Pete Clune, CEO of Cavern Technologies, is pictured in one of the data suites in its underground data center at Meritex Lenexa Executive Park.

Cavern Technologies, located in the underground portion of Meritex Lenexa Executive Park, has begun a $10 million, 100,000-square-foot expansion that will make it the largest data center in the Kansas City region.
The company, which has developed 60,000 square feet of underground space since its founding in 2007, will leapfrog ahead of 1102 Grand LLC in Kansas City, now the region’s largest data center with 110,000 square feet.
Pete Clune, founder and CEO of Cavern Technologies, said several factors were driving the company’s growth.
One is the fact that the data-storage needs of Corporate America are roughly doubling every year and a half, Clune said. Cavern Technologies’ more than 90 existing tenants are expanding their data-storage capacity by 30 percent annually, he said.
Another growth driver is the cost and reliability of electric power provided by Kansas City Power & Light, Clune said. KCP&L charges 8 cents per kilowatt hour, about half of what utilities on the coasts charge.
Cavern Technologies charges its tenants based on power consumed rather than square footage occupied. But as part of its unique data center colocation model, Clune said, it developed the concept of data suites, which allow clients to house servers in dedicated spaces rather than on racks in a huge shared space.
Tenants also like the advantages of having their data center space underground, Clune said. Being “a data center without walls,” he said, Cavern Technologies gives tenants the flexibility of moving and expanding their space quicky. It also protects data from natural disasters and offers a 65-degree ambient temperature that helps tenants minimize cooling costs. A remote energy monitoring system and suite-design recommendations from Cavern Technologies’ staff also keep power costs down, said Scott Herron, the company’s vice president of data center operations.

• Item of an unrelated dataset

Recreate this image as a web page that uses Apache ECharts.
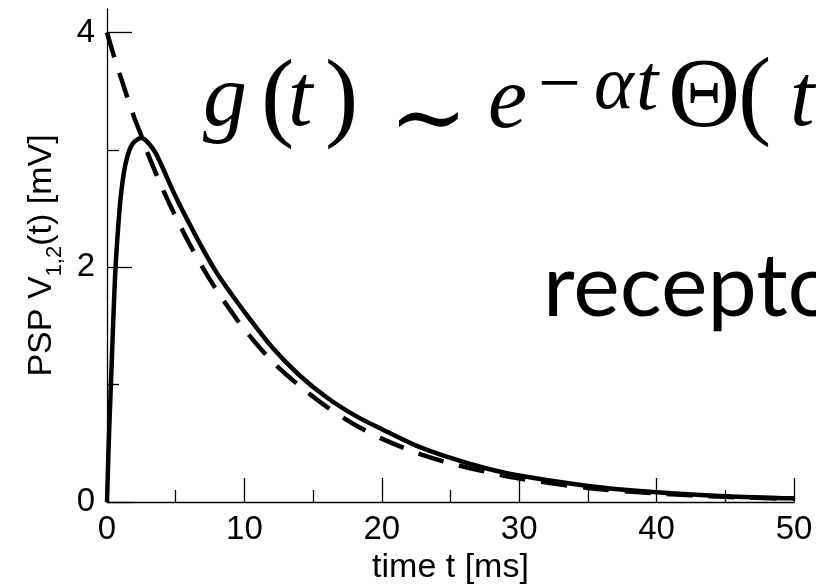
<!DOCTYPE html>
<html>
<head>
<meta charset="utf-8">
<title>PSP</title>
<script src="https://cdn.jsdelivr.net/npm/echarts@6/dist/echarts.min.js"></script>
<style>
  html, body { margin: 0; padding: 0; background: #fff; }
  #PspChart { width: 816px; height: 588px; }
</style>
</head>
<body>
<div id="PspChart"></div>
<script>
// 实线：突触后电位 PSP V_{1,2}(t)
var pspTime = [0, 0.1, 0.2, 0.3, 0.45, 0.6, 0.8, 1, 1.25, 1.5, 1.75, 2, 2.5, 3, 3.5, 4, 5, 6, 7, 8, 9, 10, 12, 14, 16, 18, 20, 22.5, 25, 27.5, 30, 35, 40, 45, 50];
var pspValue = [0, 0.4, 0.75, 1.05, 1.53, 1.95, 2.32, 2.6, 2.82, 2.95, 3.03, 3.07, 3.1, 3.06, 2.98, 2.86, 2.6, 2.37, 2.15, 1.95, 1.78, 1.62, 1.32, 1.08, 0.89, 0.74, 0.62, 0.48, 0.375, 0.29, 0.225, 0.137, 0.083, 0.05, 0.031];
// 虚线：指数衰减
var expTime = [0, 0.5, 1, 1.5, 2, 2.5, 3, 4, 5, 6, 7, 8, 9, 10, 12, 14, 16, 18, 20, 22.5, 25, 27.5, 30, 35, 40, 45, 50];
var expValue = [4, 3.8, 3.62, 3.44, 3.27, 3.12, 2.96, 2.68, 2.43, 2.2, 1.99, 1.8, 1.63, 1.47, 1.2, 0.99, 0.81, 0.66, 0.54, 0.42, 0.33, 0.26, 0.2, 0.12, 0.073, 0.044, 0.027];
// 刻度
var xMajorTicks = [0, 10, 20, 30, 40, 50];
var xMinorTicks = [5, 15, 25, 35, 45];
var yMajorTicks = [0, 2, 4];
var yMinorTicks = [1, 3];

function pairs(xs, ys) {
  return xs.map(function (x, i) {
    return [x, ys[i]];
  });
}

var myChart = echarts.init(document.getElementById("PspChart"), null, { renderer: "canvas" });

var black = "#000";
var sans = "'Liberation Sans', Arial, Helvetica, sans-serif";
var serif = "'Liberation Serif', 'Times New Roman', serif";
var axisLineStyle = { color: black, width: 1.3 };

var option = {
  animation: false,
  backgroundColor: "#fff",
  grid: { left: 107, right: 22, top: 9, bottom: 86, outerBoundsMode: "none" },
  xAxis: [
    {
      type: "value",
      min: 0,
      max: 50,
      name: "time t [ms]",
      nameLocation: "middle",
      nameGap: 44,
      nameTextStyle: { color: black, fontSize: 34, fontFamily: sans },
      axisLine: { show: true, onZero: false, lineStyle: axisLineStyle },
      axisTick: { show: true, inside: true, length: 24, customValues: xMajorTicks, lineStyle: axisLineStyle },
      axisLabel: { show: true, margin: 11, color: black, fontSize: 33, fontFamily: sans, customValues: xMajorTicks },
      splitLine: { show: false }
    },
    {
      // 次刻度
      type: "value",
      min: 0,
      max: 50,
      position: "bottom",
      offset: 0,
      axisLine: { show: false },
      axisTick: { show: true, inside: true, length: 12, customValues: xMinorTicks, lineStyle: axisLineStyle },
      axisLabel: { show: false },
      splitLine: { show: false }
    }
  ],
  yAxis: [
    {
      type: "value",
      min: 0,
      max: 4.2,
      name: "PSP V{s|1,2}(t) [mV]",
      nameLocation: "middle",
      nameGap: 43,
      nameTextStyle: {
        color: black,
        fontSize: 34,
        fontFamily: sans,
        lineHeight: 40,
        rich: {
          s: { fontSize: 22, fontFamily: sans, color: black, lineHeight: 20, verticalAlign: "top", padding: [22, 0, 0, 0] }
        }
      },
      axisLine: { show: true, onZero: false, lineStyle: axisLineStyle },
      axisTick: { show: true, inside: true, length: 25, customValues: yMajorTicks, lineStyle: axisLineStyle },
      axisLabel: { show: true, margin: 12, color: black, fontSize: 33, fontFamily: sans, customValues: yMajorTicks },
      splitLine: { show: false }
    },
    {
      type: "value",
      min: 0,
      max: 4.2,
      position: "left",
      offset: 0,
      axisLine: { show: false },
      axisTick: { show: true, inside: true, length: 12, customValues: yMinorTicks, lineStyle: axisLineStyle },
      axisLabel: { show: false },
      splitLine: { show: false }
    }
  ],
  series: [
    {
      name: "exp",
      type: "line",
      xAxisIndex: 0,
      yAxisIndex: 0,
      data: pairs(expTime, expValue),
      symbol: "none",
      smooth: 0.3,
      clip: false,
      lineStyle: { color: black, width: 4.5, type: [26, 16], cap: "butt" }
    },
    {
      name: "psp",
      type: "line",
      xAxisIndex: 0,
      yAxisIndex: 0,
      data: pairs(pspTime, pspValue),
      symbol: "none",
      smooth: 0.3,
      clip: false,
      lineStyle: { color: black, width: 4.5, type: "solid" }
    }
  ],
  // 公式和文字注释
  graphic: [
    {
      type: "text",
      x: 203,
      y: 102,
      style: {
        text: "{i|g}{r|(}{t|t}{r|)}",
        align: "left", textAlign: "left",
        verticalAlign: "middle", textVerticalAlign: "middle",
        rich: {
          i: { font: "italic 88px " + serif, fill: black, width: 58 },
          t: { font: "italic 88px " + serif, fill: black, width: 37 },
          r: { font: "100px " + serif, fill: black, width: 27 }
        }
      }
    },
    {
      type: "text",
      x: 389,
      y: 125,
      style: { text: "\u223C", font: "94px 'DejaVu Serif', serif", fill: black, align: "left", textAlign: "left", verticalAlign: "middle", textVerticalAlign: "middle" }
    },
    {
      type: "text",
      x: 488,
      y: 104,
      style: { text: "e", font: "italic 88px " + serif, fill: black, align: "left", textAlign: "left", verticalAlign: "middle", textVerticalAlign: "middle" }
    },
    {
      type: "text",
      x: 538,
      y: 88,
      style: {
        text: "{m|\u2212}{a|\u03B1}{i|t}",
        align: "left", textAlign: "left",
        verticalAlign: "middle", textVerticalAlign: "middle",
        rich: {
          m: { font: "76px " + serif, fill: black, width: 56 },
          a: { font: "italic 76px " + serif, fill: black, width: 42 },
          i: { font: "italic 80px " + serif, fill: black }
        }
      }
    },
    {
      type: "text",
      x: 668,
      y: 100,
      style: {
        text: "{th|\u0398}{r|(}",
        align: "left", textAlign: "left",
        verticalAlign: "middle", textVerticalAlign: "middle",
        rich: {
          th: { font: "100px " + serif, fill: black, width: 70 },
          r: { font: "100px " + serif, fill: black }
        }
      }
    },
    {
      type: "text",
      x: 790,
      y: 102,
      style: { text: "t", font: "italic 88px " + serif, fill: black, align: "left", textAlign: "left", verticalAlign: "middle", textVerticalAlign: "middle" }
    },
    {
      type: "text",
      x: 543,
      y: 288,
      style: { text: "recepto", font: "88px Lato, 'Open Sans', sans-serif", fill: black, align: "left", textAlign: "left", verticalAlign: "middle", textVerticalAlign: "middle" }
    }
  ]
};

myChart.setOption(option);
</script>
</body>
</html>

In addition to providing access to multiple KCP&L substations, Cavern offers high-capacity bandwidth from multiple carriers. The data infrastructure is so robust, Clune related, that a London-based company with space in the center reported that it could send data from London to Lenexa to Scotland faster than it can send it directly to Scotland.
“With Cavern’s focus on the infrastructure piece, including the space, power, cooling, security and bandwidth, our client’s IT department can focus on their unique mission-critical business operations,” Clune said.
The model has attracted some of the nation’s leading health care, financial services, legal and tech companies, said Clune, whose son John is president of the company.
They have guided the underground business to full occupancy in its present 60,000-square-foot-space. In addition, the company has secured commitments for 25 percent of the 100,000 square feet now being built out.
The company will finish the year with nearly $6 million in revenue, Pete Clune said, and will be posting $15 million to $20 million by the time the additional 100,000 square feet is fully occupied.
JE Dunn Construction is the contractor for the expansion. Bell/Knott & Associates is providing the data center design, and Gibbens Drake Scott Inc. is the engineering firm.
Bill Seymour, a senior vice president with Meritex Enterprises, which owns the underground park, said he began working with Pete Clune 10 years ago, when he operated a managed services firm at Meritex.
“I never imagined the type of scale Cavern has now achieved,” Seymour said. “Pete and John have proven the concept, done what they said they would do and give the customers what they want.”